- Work required
Copy all of the material word for word, except for the pictures.

— start of Data section —

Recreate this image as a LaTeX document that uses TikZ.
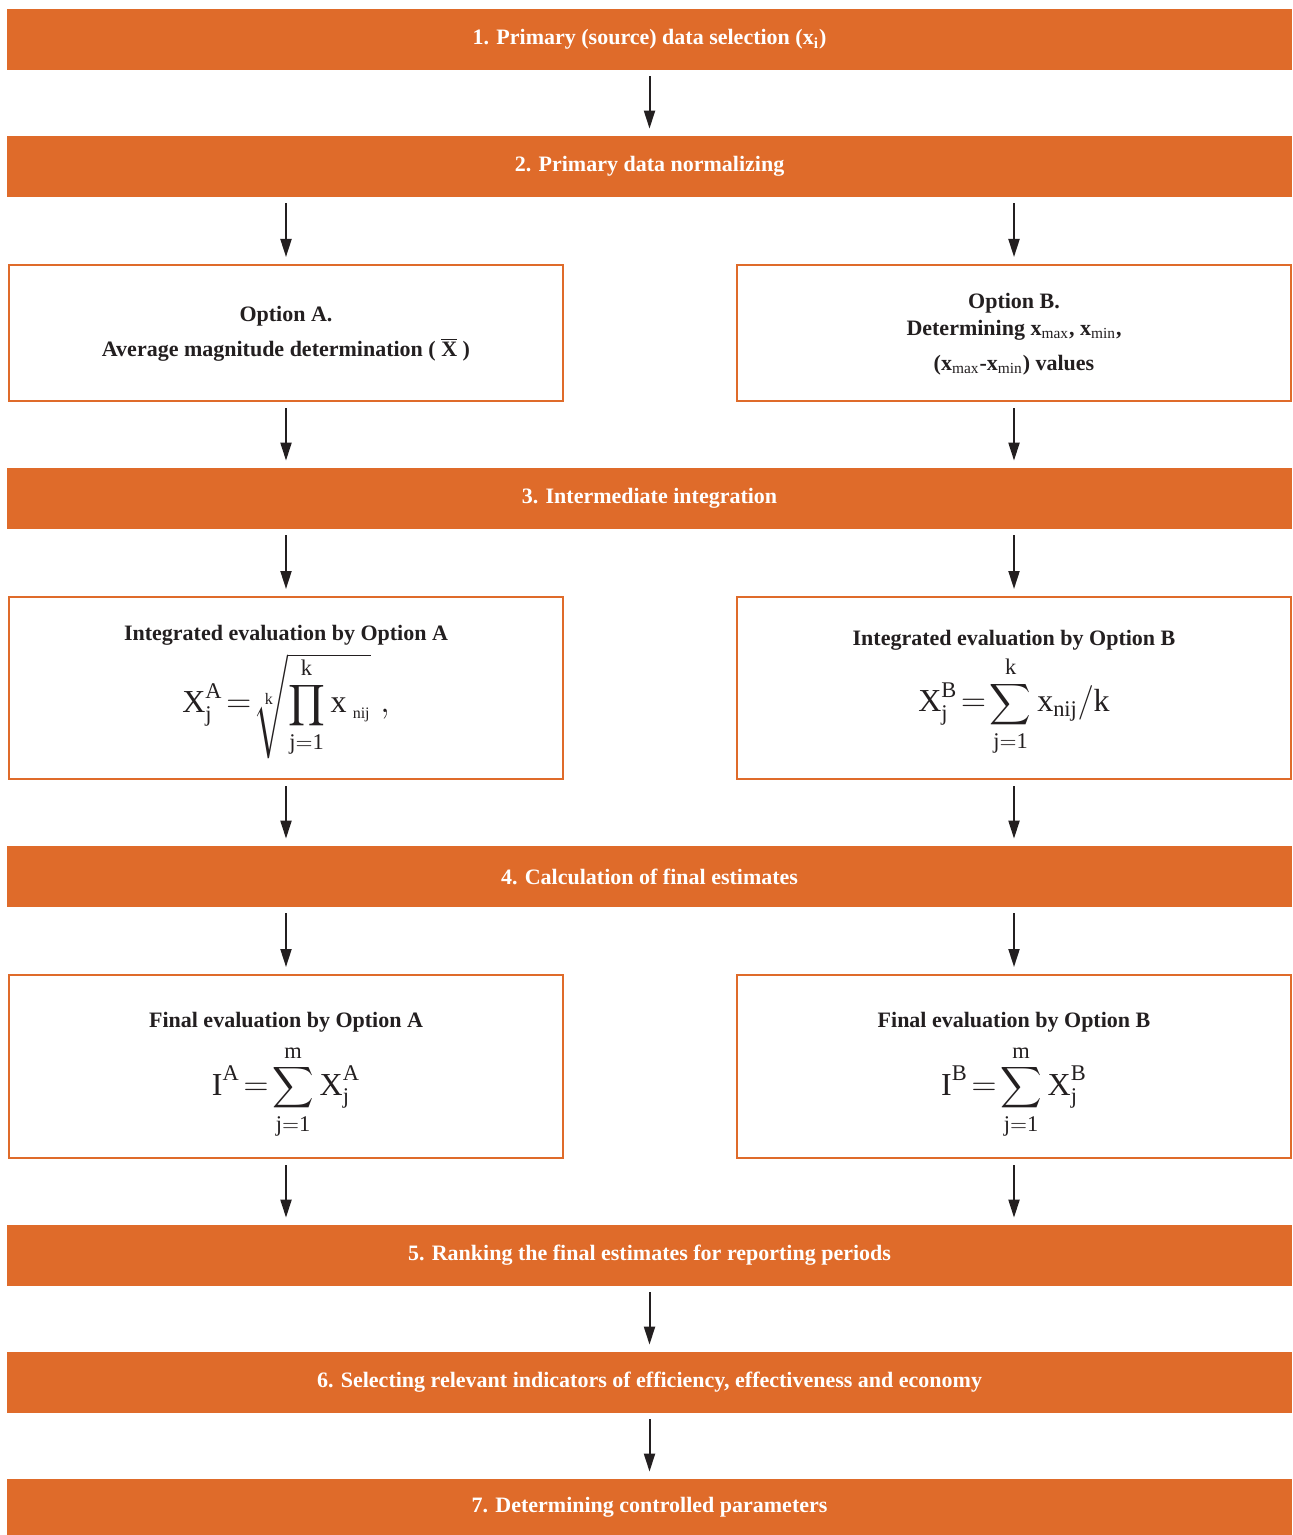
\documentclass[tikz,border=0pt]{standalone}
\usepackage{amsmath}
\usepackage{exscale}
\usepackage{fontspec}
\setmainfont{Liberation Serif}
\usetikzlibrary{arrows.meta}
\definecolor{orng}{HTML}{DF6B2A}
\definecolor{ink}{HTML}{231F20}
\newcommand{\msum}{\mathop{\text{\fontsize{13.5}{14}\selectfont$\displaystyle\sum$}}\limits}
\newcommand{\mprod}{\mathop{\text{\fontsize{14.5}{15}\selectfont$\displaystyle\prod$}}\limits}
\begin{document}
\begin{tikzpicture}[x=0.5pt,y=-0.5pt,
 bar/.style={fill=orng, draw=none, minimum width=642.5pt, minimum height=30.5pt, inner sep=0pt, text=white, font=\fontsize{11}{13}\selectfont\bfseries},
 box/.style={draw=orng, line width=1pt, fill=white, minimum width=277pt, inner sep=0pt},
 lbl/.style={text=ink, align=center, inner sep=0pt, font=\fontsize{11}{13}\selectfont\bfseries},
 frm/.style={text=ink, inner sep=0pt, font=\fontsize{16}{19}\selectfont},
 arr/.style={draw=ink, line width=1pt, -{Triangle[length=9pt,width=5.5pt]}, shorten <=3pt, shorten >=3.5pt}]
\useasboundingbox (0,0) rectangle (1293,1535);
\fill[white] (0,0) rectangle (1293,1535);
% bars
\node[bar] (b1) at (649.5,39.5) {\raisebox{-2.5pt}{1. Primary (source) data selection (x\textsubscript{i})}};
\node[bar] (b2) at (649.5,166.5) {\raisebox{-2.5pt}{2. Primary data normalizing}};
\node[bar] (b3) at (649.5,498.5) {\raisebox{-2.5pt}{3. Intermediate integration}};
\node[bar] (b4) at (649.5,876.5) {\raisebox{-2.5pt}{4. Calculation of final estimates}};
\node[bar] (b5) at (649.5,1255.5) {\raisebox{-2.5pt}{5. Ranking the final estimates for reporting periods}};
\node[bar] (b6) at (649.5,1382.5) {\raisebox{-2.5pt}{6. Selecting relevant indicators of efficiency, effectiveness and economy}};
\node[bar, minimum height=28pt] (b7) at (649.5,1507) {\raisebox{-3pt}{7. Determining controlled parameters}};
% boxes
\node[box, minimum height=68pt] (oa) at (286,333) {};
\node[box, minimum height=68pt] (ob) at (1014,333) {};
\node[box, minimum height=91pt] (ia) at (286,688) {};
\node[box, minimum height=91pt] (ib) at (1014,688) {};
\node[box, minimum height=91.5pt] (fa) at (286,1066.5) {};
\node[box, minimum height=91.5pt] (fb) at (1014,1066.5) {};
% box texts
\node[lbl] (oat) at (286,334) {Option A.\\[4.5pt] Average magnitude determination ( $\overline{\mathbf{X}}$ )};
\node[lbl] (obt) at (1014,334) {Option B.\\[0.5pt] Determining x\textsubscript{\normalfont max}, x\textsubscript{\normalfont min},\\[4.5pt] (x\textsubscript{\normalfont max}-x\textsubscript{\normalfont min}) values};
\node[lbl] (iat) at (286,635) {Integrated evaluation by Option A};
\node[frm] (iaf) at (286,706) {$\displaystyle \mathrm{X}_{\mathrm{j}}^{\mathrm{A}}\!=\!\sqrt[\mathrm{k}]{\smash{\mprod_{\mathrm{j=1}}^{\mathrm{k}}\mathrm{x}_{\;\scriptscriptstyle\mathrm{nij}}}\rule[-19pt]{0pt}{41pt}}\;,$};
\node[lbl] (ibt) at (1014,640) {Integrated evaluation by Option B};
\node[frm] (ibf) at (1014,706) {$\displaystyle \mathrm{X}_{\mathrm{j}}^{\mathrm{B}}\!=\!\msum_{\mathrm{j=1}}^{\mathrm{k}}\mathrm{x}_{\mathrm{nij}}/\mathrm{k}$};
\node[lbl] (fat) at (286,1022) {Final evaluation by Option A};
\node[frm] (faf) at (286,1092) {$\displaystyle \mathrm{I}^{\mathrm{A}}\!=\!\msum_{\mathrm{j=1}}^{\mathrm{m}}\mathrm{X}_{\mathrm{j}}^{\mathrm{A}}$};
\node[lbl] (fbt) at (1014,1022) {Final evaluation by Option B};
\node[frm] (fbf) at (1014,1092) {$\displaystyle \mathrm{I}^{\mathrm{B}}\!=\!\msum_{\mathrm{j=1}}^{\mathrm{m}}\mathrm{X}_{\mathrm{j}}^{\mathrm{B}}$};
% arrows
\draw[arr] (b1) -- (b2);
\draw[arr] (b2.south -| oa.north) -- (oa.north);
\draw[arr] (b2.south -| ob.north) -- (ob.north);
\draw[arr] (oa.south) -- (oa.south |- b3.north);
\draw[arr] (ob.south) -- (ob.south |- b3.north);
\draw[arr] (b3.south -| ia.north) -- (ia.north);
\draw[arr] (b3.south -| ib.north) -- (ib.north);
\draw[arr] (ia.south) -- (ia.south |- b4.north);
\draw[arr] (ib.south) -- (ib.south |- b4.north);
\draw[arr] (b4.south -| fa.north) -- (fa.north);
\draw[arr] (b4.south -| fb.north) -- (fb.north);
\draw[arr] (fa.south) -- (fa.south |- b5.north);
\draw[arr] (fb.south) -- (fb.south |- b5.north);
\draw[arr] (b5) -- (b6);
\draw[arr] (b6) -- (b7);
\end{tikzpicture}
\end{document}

— end of Data section —

- Answer to the exercise
Recreate this image as a LaTeX document that uses TikZ.
\documentclass[tikz,border=0pt]{standalone}
\usepackage{amsmath}
\usepackage{exscale}
\usepackage{fontspec}
\setmainfont{Liberation Serif}
\usetikzlibrary{arrows.meta}
\definecolor{orng}{HTML}{DF6B2A}
\definecolor{ink}{HTML}{231F20}
\newcommand{\msum}{\mathop{\text{\fontsize{13.5}{14}\selectfont$\displaystyle\sum$}}\limits}
\newcommand{\mprod}{\mathop{\text{\fontsize{14.5}{15}\selectfont$\displaystyle\prod$}}\limits}
\begin{document}
\begin{tikzpicture}[x=0.5pt,y=-0.5pt,
 bar/.style={fill=orng, draw=none, minimum width=642.5pt, minimum height=30.5pt, inner sep=0pt, text=white, font=\fontsize{11}{13}\selectfont\bfseries},
 box/.style={draw=orng, line width=1pt, fill=white, minimum width=277pt, inner sep=0pt},
 lbl/.style={text=ink, align=center, inner sep=0pt, font=\fontsize{11}{13}\selectfont\bfseries},
 frm/.style={text=ink, inner sep=0pt, font=\fontsize{16}{19}\selectfont},
 arr/.style={draw=ink, line width=1pt, -{Triangle[length=9pt,width=5.5pt]}, shorten <=3pt, shorten >=3.5pt}]
\useasboundingbox (0,0) rectangle (1293,1535);
\fill[white] (0,0) rectangle (1293,1535);
% bars
\node[bar] (b1) at (649.5,39.5) {\raisebox{-2.5pt}{1. Primary (source) data selection (x\textsubscript{i})}};
\node[bar] (b2) at (649.5,166.5) {\raisebox{-2.5pt}{2. Primary data normalizing}};
\node[bar] (b3) at (649.5,498.5) {\raisebox{-2.5pt}{3. Intermediate integration}};
\node[bar] (b4) at (649.5,876.5) {\raisebox{-2.5pt}{4. Calculation of final estimates}};
\node[bar] (b5) at (649.5,1255.5) {\raisebox{-2.5pt}{5. Ranking the final estimates for reporting periods}};
\node[bar] (b6) at (649.5,1382.5) {\raisebox{-2.5pt}{6. Selecting relevant indicators of efficiency, effectiveness and economy}};
\node[bar, minimum height=28pt] (b7) at (649.5,1507) {\raisebox{-3pt}{7. Determining controlled parameters}};
% boxes
\node[box, minimum height=68pt] (oa) at (286,333) {};
\node[box, minimum height=68pt] (ob) at (1014,333) {};
\node[box, minimum height=91pt] (ia) at (286,688) {};
\node[box, minimum height=91pt] (ib) at (1014,688) {};
\node[box, minimum height=91.5pt] (fa) at (286,1066.5) {};
\node[box, minimum height=91.5pt] (fb) at (1014,1066.5) {};
% box texts
\node[lbl] (oat) at (286,334) {Option A.\\[4.5pt] Average magnitude determination ( $\overline{\mathbf{X}}$ )};
\node[lbl] (obt) at (1014,334) {Option B.\\[0.5pt] Determining x\textsubscript{\normalfont max}, x\textsubscript{\normalfont min},\\[4.5pt] (x\textsubscript{\normalfont max}-x\textsubscript{\normalfont min}) values};
\node[lbl] (iat) at (286,635) {Integrated evaluation by Option A};
\node[frm] (iaf) at (286,706) {$\displaystyle \mathrm{X}_{\mathrm{j}}^{\mathrm{A}}\!=\!\sqrt[\mathrm{k}]{\smash{\mprod_{\mathrm{j=1}}^{\mathrm{k}}\mathrm{x}_{\;\scriptscriptstyle\mathrm{nij}}}\rule[-19pt]{0pt}{41pt}}\;,$};
\node[lbl] (ibt) at (1014,640) {Integrated evaluation by Option B};
\node[frm] (ibf) at (1014,706) {$\displaystyle \mathrm{X}_{\mathrm{j}}^{\mathrm{B}}\!=\!\msum_{\mathrm{j=1}}^{\mathrm{k}}\mathrm{x}_{\mathrm{nij}}/\mathrm{k}$};
\node[lbl] (fat) at (286,1022) {Final evaluation by Option A};
\node[frm] (faf) at (286,1092) {$\displaystyle \mathrm{I}^{\mathrm{A}}\!=\!\msum_{\mathrm{j=1}}^{\mathrm{m}}\mathrm{X}_{\mathrm{j}}^{\mathrm{A}}$};
\node[lbl] (fbt) at (1014,1022) {Final evaluation by Option B};
\node[frm] (fbf) at (1014,1092) {$\displaystyle \mathrm{I}^{\mathrm{B}}\!=\!\msum_{\mathrm{j=1}}^{\mathrm{m}}\mathrm{X}_{\mathrm{j}}^{\mathrm{B}}$};
% arrows
\draw[arr] (b1) -- (b2);
\draw[arr] (b2.south -| oa.north) -- (oa.north);
\draw[arr] (b2.south -| ob.north) -- (ob.north);
\draw[arr] (oa.south) -- (oa.south |- b3.north);
\draw[arr] (ob.south) -- (ob.south |- b3.north);
\draw[arr] (b3.south -| ia.north) -- (ia.north);
\draw[arr] (b3.south -| ib.north) -- (ib.north);
\draw[arr] (ia.south) -- (ia.south |- b4.north);
\draw[arr] (ib.south) -- (ib.south |- b4.north);
\draw[arr] (b4.south -| fa.north) -- (fa.north);
\draw[arr] (b4.south -| fb.north) -- (fb.north);
\draw[arr] (fa.south) -- (fa.south |- b5.north);
\draw[arr] (fb.south) -- (fb.south |- b5.north);
\draw[arr] (b5) -- (b6);
\draw[arr] (b6) -- (b7);
\end{tikzpicture}
\end{document}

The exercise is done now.